October 17, 2003–January 18, 2004
Vogel/Helhaer Contemporary Galleries

Los Angeles-based artist Laura Owens (b. 1970) is one of the most highly regarded young painters working today. She is part of an international movement of emerging painters who investigate the formal issues of the medium through a highly personal blend of abstract and representational imagery. Her work incorporates an eclectic range of visual references, including English embroidery, Chinese and Japanese landscape painting, European and American modernism, and her own photography. Her unique style moves from landscape to abstraction with energetic, thick brushstrokes, fanciful childlike doodles, whimsical collage and sophisticated fine line drawings.

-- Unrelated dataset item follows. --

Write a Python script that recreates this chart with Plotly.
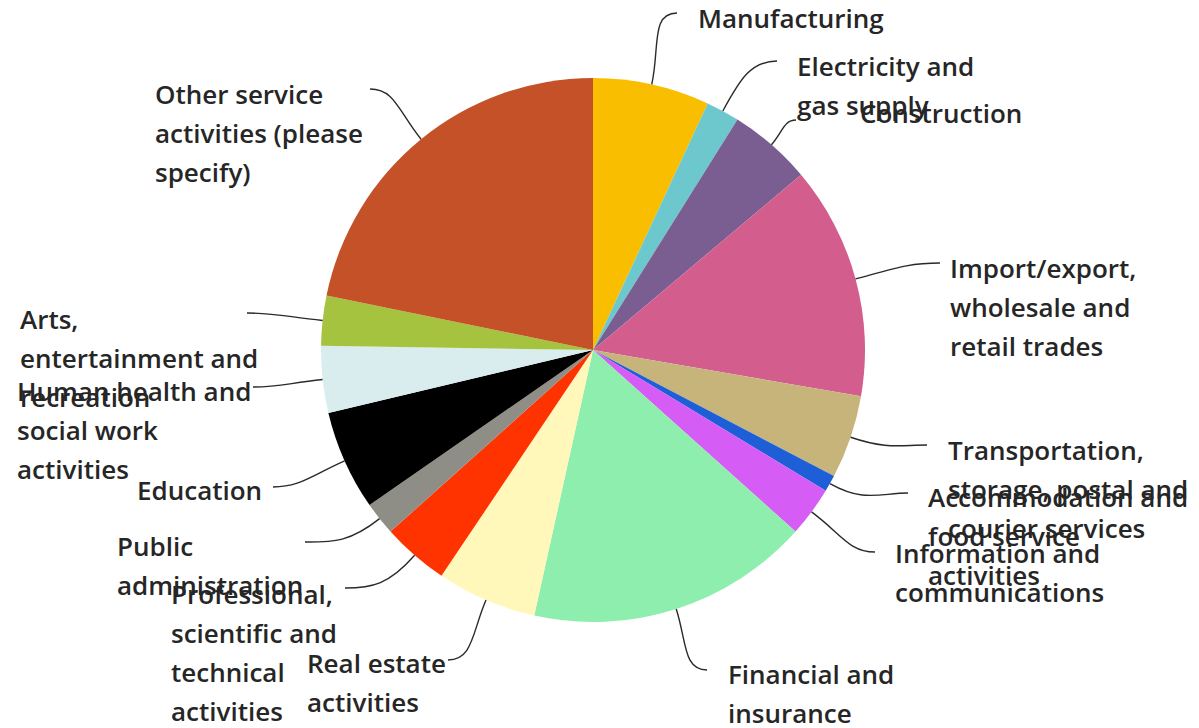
import math
import plotly.graph_objects as go

# ---- data ----
categories = [
    "Manufacturing", "Electricity and gas supply", "Construction",
    "Import/export, wholesale and retail trades",
    "Transportation, storage, postal and courier services",
    "Accommodation and food service activities",
    "Information and communications", "Financial and insurance",
    "Real estate activities", "Professional, scientific and technical activities",
    "Public administration", "Education", "Human health and social work activities",
    "Arts, entertainment and recreation", "Other service activities (please specify)",
]
values = [7, 2, 5, 14, 5, 1, 3, 17, 6, 4, 2, 6, 4, 3, 22]
label_lines = [
    ["Manufacturing"],
    ["Electricity and", "gas supply"],
    ["Construction"],
    ["Import/export,", "wholesale and", "retail trades"],
    ["Transportation,", "storage, postal and", "courier services"],
    ["Accommodation and", "food service", "activities"],
    ["Information and", "communications"],
    ["Financial and", "insurance"],
    ["Real estate", "activities"],
    ["Professional,", "scientific and", "technical", "activities"],
    ["Public", "administration"],
    ["Education"],
    ["Human health and", "social work", "activities"],
    ["Arts,", "entertainment and", "recreation"],
    ["Other service", "activities (please", "specify)"],
]

# ---- styles / layout ----
colors = ["#F9BE00", "#6CC8CC", "#7B5E91", "#D35E8E", "#C6B47A", "#1E5FD8",
          "#D65CF6", "#8DEEAE", "#FFF8BA", "#FF3300", "#8E8E86", "#000000",
          "#D9EDEE", "#A6C33F", "#C45127"]
FW, FH = 1199, 728
CX, CY, R = 593, 350, 272   # screen pixels
LINE_H = 39
FONT_SIZE = 26
# label text anchor (left x, first line middle y) and leader end point, screen pixels
label_pos = [(696, 18), (795, 66), (858, 113), (948, 268), (946, 450), (926, 497),
             (893, 553), (726, 674), (305, 663), (169, 594), (115, 546), (135, 490),
             (15, 391), (18, 319), (153, 94)]
leader_end = [(677, 13), (777, 61), (796, 120), (940, 263), (927, 445), (908, 493),
              (875, 552), (707, 670), (448, 660), (345, 588), (305, 542), (273, 487),
              (253, 387), (247, 313), (370, 89)]


def px(x):
    return x / FW


def py(y):
    return 1 - y / FH


fig = go.Figure(go.Pie(
    labels=categories, values=values, sort=False, direction="clockwise",
    rotation=0, textinfo="none", marker=dict(colors=colors, line=dict(width=0)),
    domain=dict(x=[px(CX - R), px(CX + R)], y=[py(CY + R), py(CY - R)]),
    showlegend=False, hoverinfo="label+value+percent",
))

annotations = []
shapes = []
total = sum(values)
cum = 0
for i, v in enumerate(values):
    mid = (cum + v / 2) / total * 2 * math.pi
    cum += v
    dx, dy = math.sin(mid), -math.cos(mid)
    sx, sy = CX + R * dx, CY + R * dy
    ex, ey = leader_end[i]
    d = math.hypot(ex - sx, ey - sy)
    side = 1 if ex > sx else -1
    c1x, c1y = sx + dx * d * 0.5, sy + dy * d * 0.5
    c2x, c2y = ex - side * d * 0.35, ey
    path = (f"M {px(sx)} {py(sy)} C {px(c1x)} {py(c1y)}, {px(c2x)} {py(c2y)}, "
            f"{px(ex)} {py(ey)}")
    shapes.append(dict(type="path", path=path, xref="paper", yref="paper",
                       line=dict(color="#2a2a2a", width=1.4)))
    lx, ly = label_pos[i]
    for j, line in enumerate(label_lines[i]):
        annotations.append(dict(
            text=line, x=px(lx), y=py(ly + j * LINE_H), xref="paper", yref="paper",
            xanchor="left", yanchor="middle", showarrow=False,
            font=dict(family="Open Sans", size=FONT_SIZE, color="#262626", weight=600),
        ))

fig.update_layout(
    width=FW, height=FH, margin=dict(l=0, r=0, t=0, b=0),
    paper_bgcolor="white", plot_bgcolor="white",
    annotations=annotations, shapes=shapes,
)
fig.write_html(
    "out.html",
    config={"displayModeBar": False},
    post_script="document.body.style.margin='0';document.body.style.overflow='hidden';",
)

This exhibition, her most significant presentation to date, features approximately 20 paintings and several drawings, including a group of new large-scale works created especially for this presentation. The exhibition is accompanied by a major catalogue, with essays by exhibition curator Paul Schimmel and art historian Thomas Lawson.

Owens’s work has been included in the most important surveys of new painting, including Examining Pictures (Whitechapel Art Gallery, London and Museum of Contemporary Art, Chicago, 1999), Painting at the End of the World (Walker Art Center, 2001), Painting on the Move (Kunstmuseum, Kunsthalle, and Museum für Gegenwartkunst, Basel, 2002), as well as the 1999–2000 Carnegie International and Drawing Now: Eight Propositions (The Museum of Modern Art, 2002–2003).


The exhibition is organized by The Museum of Contemporary Art, Los Angeles and coordinated at MAM by Margaret Andera, curator.